I’ve thought and written a lot about performing arts foundation courses lately. It’s the time of year when students are looking at possible options for September and course providers are trying to sell their wares. Information written – in The Stage and Ink Pellet, for example by people like me helps to marry the two.

Foundation courses are designed to provide a link between school (or work outside the industry) and drama school. They offer a foundation for future training. Typically they are taught for six or nine months within an academic year although there are also some part-time ones. Providers range from drama schools who run them in addition to their degree and other courses to independent colleges. There is usually a heavy emphasis on audition technique and the best foundation courses have a good record for getting students into top drama schools and other decent performing arts training institutions.

It is important, however, for students (and their parents and teachers) to understand what foundation courses are, how they operate and what their purpose is. Very occasionally a student takes a foundation course and then goes straight into professional work. This is pretty unusual and is not what a foundation course sets out to do. The aim is “training readiness” rather than “industry readiness.”

If you do your foundation course in a drama school you are, of course,  then free to apply to any school you wish for a degree or diploma course. Staff on any foundation course should be expert advisers in helping you to work out which school might be right for you too.
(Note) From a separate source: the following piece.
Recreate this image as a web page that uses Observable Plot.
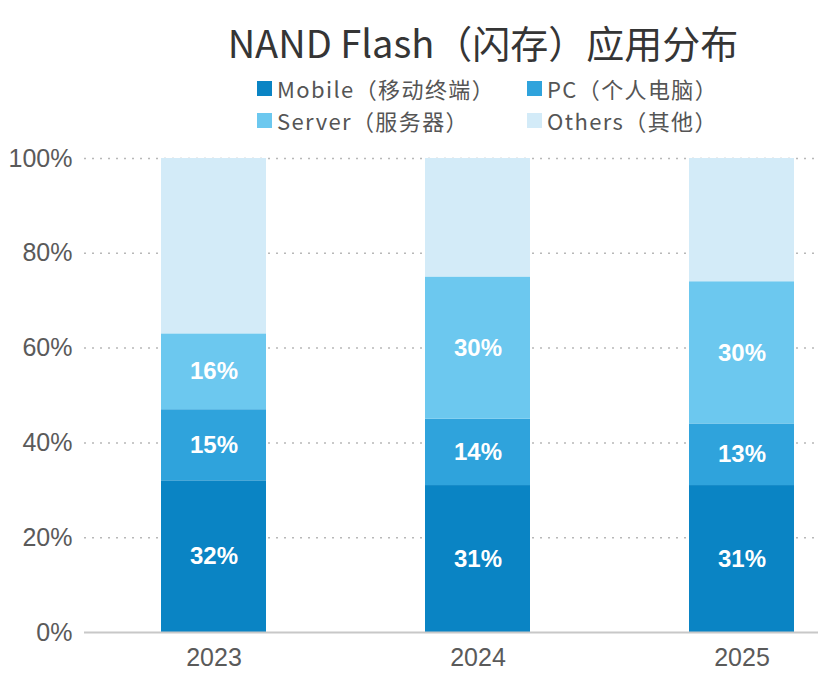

Crucially, students need to understand at the outset that there is no guarantee whatever that you will be offered a two or three year place in the school you’re already in. You will have to compete with the 2,000 or so other applicants for, maybe, one of 30 places like everyone else.

Bear in mind too that there is no government funding for foundation courses. That is why some drama schools are beginning to re-badge them as, for example,  undergraduate higher education certificates with application through UCAS and access to student loan funding. But what you actually get is a foundation course – a rose by any other name.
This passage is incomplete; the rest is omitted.